§ WHAT THE TASK ASKS
Without including any images, reproduce each entry exactly.
═══
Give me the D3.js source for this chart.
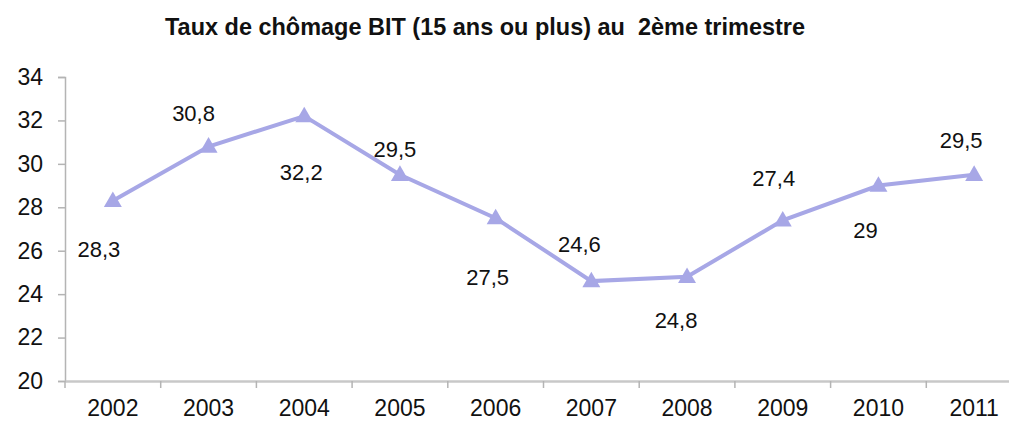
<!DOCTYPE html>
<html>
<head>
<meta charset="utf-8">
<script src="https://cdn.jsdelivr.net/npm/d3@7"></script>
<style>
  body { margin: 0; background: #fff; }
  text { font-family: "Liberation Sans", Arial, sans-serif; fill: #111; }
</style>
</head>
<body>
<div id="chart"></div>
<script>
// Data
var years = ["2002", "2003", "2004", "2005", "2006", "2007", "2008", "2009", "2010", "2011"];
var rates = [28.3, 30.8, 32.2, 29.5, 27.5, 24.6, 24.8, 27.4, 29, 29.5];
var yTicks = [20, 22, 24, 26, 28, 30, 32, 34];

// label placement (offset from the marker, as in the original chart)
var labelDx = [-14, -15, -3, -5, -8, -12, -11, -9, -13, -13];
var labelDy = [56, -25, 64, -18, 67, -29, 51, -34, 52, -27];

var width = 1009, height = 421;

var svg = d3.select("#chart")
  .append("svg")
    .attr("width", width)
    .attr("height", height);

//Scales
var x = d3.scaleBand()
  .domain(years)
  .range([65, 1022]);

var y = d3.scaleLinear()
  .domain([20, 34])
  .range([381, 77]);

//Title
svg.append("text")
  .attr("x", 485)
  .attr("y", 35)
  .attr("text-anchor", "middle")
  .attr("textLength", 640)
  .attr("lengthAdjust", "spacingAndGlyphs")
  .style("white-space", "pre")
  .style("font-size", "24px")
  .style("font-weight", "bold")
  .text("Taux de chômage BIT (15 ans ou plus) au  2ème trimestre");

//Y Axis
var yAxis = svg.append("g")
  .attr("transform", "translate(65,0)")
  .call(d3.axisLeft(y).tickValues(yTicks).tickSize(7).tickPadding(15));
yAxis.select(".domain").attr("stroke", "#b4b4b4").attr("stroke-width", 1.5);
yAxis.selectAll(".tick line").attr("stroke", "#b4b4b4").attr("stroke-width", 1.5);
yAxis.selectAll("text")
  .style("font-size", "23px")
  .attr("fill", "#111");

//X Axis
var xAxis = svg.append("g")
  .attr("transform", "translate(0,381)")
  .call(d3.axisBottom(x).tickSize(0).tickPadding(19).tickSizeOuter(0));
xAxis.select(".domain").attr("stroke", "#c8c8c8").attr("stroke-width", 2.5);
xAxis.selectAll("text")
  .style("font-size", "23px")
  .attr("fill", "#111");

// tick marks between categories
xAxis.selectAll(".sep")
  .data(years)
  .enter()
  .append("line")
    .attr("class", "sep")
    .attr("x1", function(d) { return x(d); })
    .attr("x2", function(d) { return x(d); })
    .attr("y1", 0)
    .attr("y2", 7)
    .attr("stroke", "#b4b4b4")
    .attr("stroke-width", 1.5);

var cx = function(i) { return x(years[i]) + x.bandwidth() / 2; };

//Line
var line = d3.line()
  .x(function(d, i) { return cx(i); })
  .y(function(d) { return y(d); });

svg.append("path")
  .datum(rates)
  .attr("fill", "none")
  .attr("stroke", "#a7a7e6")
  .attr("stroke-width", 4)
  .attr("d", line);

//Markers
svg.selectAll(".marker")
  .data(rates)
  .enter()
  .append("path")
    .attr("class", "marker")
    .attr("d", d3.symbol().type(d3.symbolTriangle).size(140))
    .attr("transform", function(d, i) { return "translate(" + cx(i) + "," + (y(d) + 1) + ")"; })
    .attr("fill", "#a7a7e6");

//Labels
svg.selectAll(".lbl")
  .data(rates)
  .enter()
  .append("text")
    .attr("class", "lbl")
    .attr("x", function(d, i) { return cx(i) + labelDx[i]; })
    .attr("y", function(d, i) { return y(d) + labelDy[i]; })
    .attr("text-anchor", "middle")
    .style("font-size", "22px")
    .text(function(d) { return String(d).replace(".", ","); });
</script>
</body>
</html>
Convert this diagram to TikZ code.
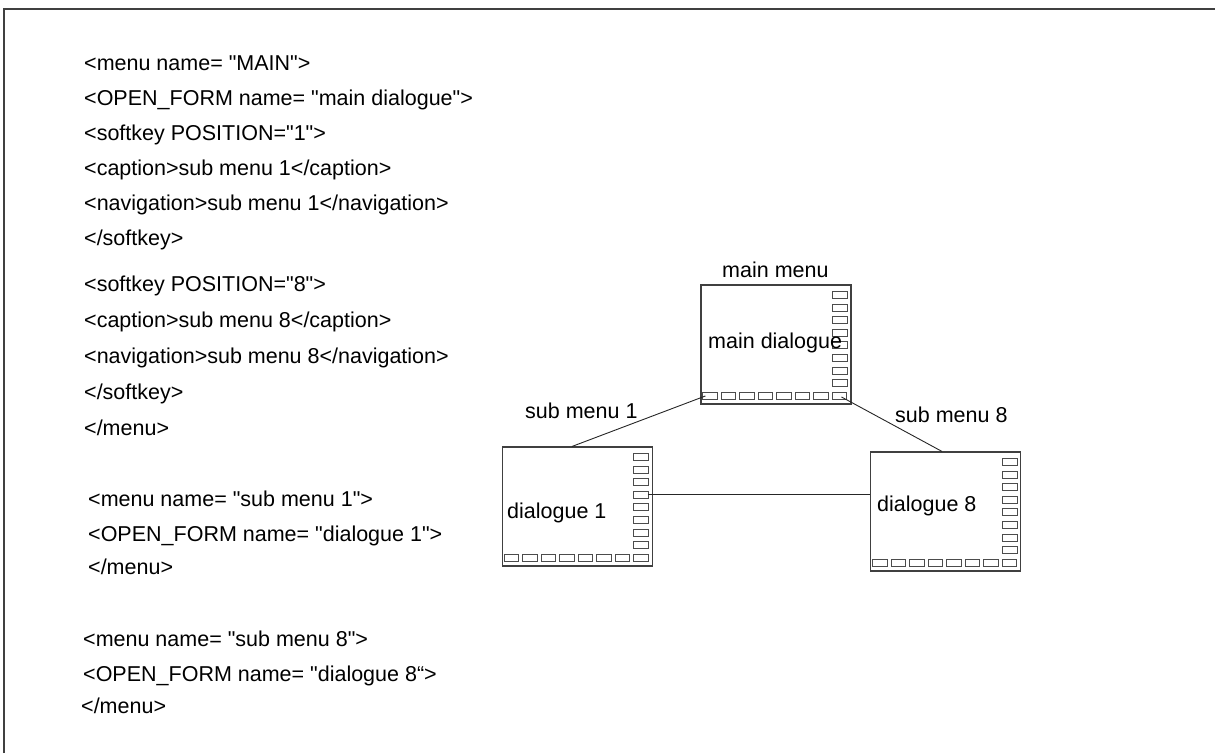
═══
§ RESULT OF THIS EXERCISE
Give me the D3.js source for this chart.
<!DOCTYPE html>
<html>
<head>
<meta charset="utf-8">
<script src="https://cdn.jsdelivr.net/npm/d3@7"></script>
<style>
  body { margin: 0; background: #fff; }
  text { font-family: "Liberation Sans", Arial, sans-serif; fill: #111; }
</style>
</head>
<body>
<div id="chart"></div>
<script>
// Data
var years = ["2002", "2003", "2004", "2005", "2006", "2007", "2008", "2009", "2010", "2011"];
var rates = [28.3, 30.8, 32.2, 29.5, 27.5, 24.6, 24.8, 27.4, 29, 29.5];
var yTicks = [20, 22, 24, 26, 28, 30, 32, 34];

// label placement (offset from the marker, as in the original chart)
var labelDx = [-14, -15, -3, -5, -8, -12, -11, -9, -13, -13];
var labelDy = [56, -25, 64, -18, 67, -29, 51, -34, 52, -27];

var width = 1009, height = 421;

var svg = d3.select("#chart")
  .append("svg")
    .attr("width", width)
    .attr("height", height);

//Scales
var x = d3.scaleBand()
  .domain(years)
  .range([65, 1022]);

var y = d3.scaleLinear()
  .domain([20, 34])
  .range([381, 77]);

//Title
svg.append("text")
  .attr("x", 485)
  .attr("y", 35)
  .attr("text-anchor", "middle")
  .attr("textLength", 640)
  .attr("lengthAdjust", "spacingAndGlyphs")
  .style("white-space", "pre")
  .style("font-size", "24px")
  .style("font-weight", "bold")
  .text("Taux de chômage BIT (15 ans ou plus) au  2ème trimestre");

//Y Axis
var yAxis = svg.append("g")
  .attr("transform", "translate(65,0)")
  .call(d3.axisLeft(y).tickValues(yTicks).tickSize(7).tickPadding(15));
yAxis.select(".domain").attr("stroke", "#b4b4b4").attr("stroke-width", 1.5);
yAxis.selectAll(".tick line").attr("stroke", "#b4b4b4").attr("stroke-width", 1.5);
yAxis.selectAll("text")
  .style("font-size", "23px")
  .attr("fill", "#111");

//X Axis
var xAxis = svg.append("g")
  .attr("transform", "translate(0,381)")
  .call(d3.axisBottom(x).tickSize(0).tickPadding(19).tickSizeOuter(0));
xAxis.select(".domain").attr("stroke", "#c8c8c8").attr("stroke-width", 2.5);
xAxis.selectAll("text")
  .style("font-size", "23px")
  .attr("fill", "#111");

// tick marks between categories
xAxis.selectAll(".sep")
  .data(years)
  .enter()
  .append("line")
    .attr("class", "sep")
    .attr("x1", function(d) { return x(d); })
    .attr("x2", function(d) { return x(d); })
    .attr("y1", 0)
    .attr("y2", 7)
    .attr("stroke", "#b4b4b4")
    .attr("stroke-width", 1.5);

var cx = function(i) { return x(years[i]) + x.bandwidth() / 2; };

//Line
var line = d3.line()
  .x(function(d, i) { return cx(i); })
  .y(function(d) { return y(d); });

svg.append("path")
  .datum(rates)
  .attr("fill", "none")
  .attr("stroke", "#a7a7e6")
  .attr("stroke-width", 4)
  .attr("d", line);

//Markers
svg.selectAll(".marker")
  .data(rates)
  .enter()
  .append("path")
    .attr("class", "marker")
    .attr("d", d3.symbol().type(d3.symbolTriangle).size(140))
    .attr("transform", function(d, i) { return "translate(" + cx(i) + "," + (y(d) + 1) + ")"; })
    .attr("fill", "#a7a7e6");

//Labels
svg.selectAll(".lbl")
  .data(rates)
  .enter()
  .append("text")
    .attr("class", "lbl")
    .attr("x", function(d, i) { return cx(i) + labelDx[i]; })
    .attr("y", function(d, i) { return y(d) + labelDy[i]; })
    .attr("text-anchor", "middle")
    .style("font-size", "22px")
    .text(function(d) { return String(d).replace(".", ","); });
</script>
</body>
</html>
Convert this diagram to TikZ code.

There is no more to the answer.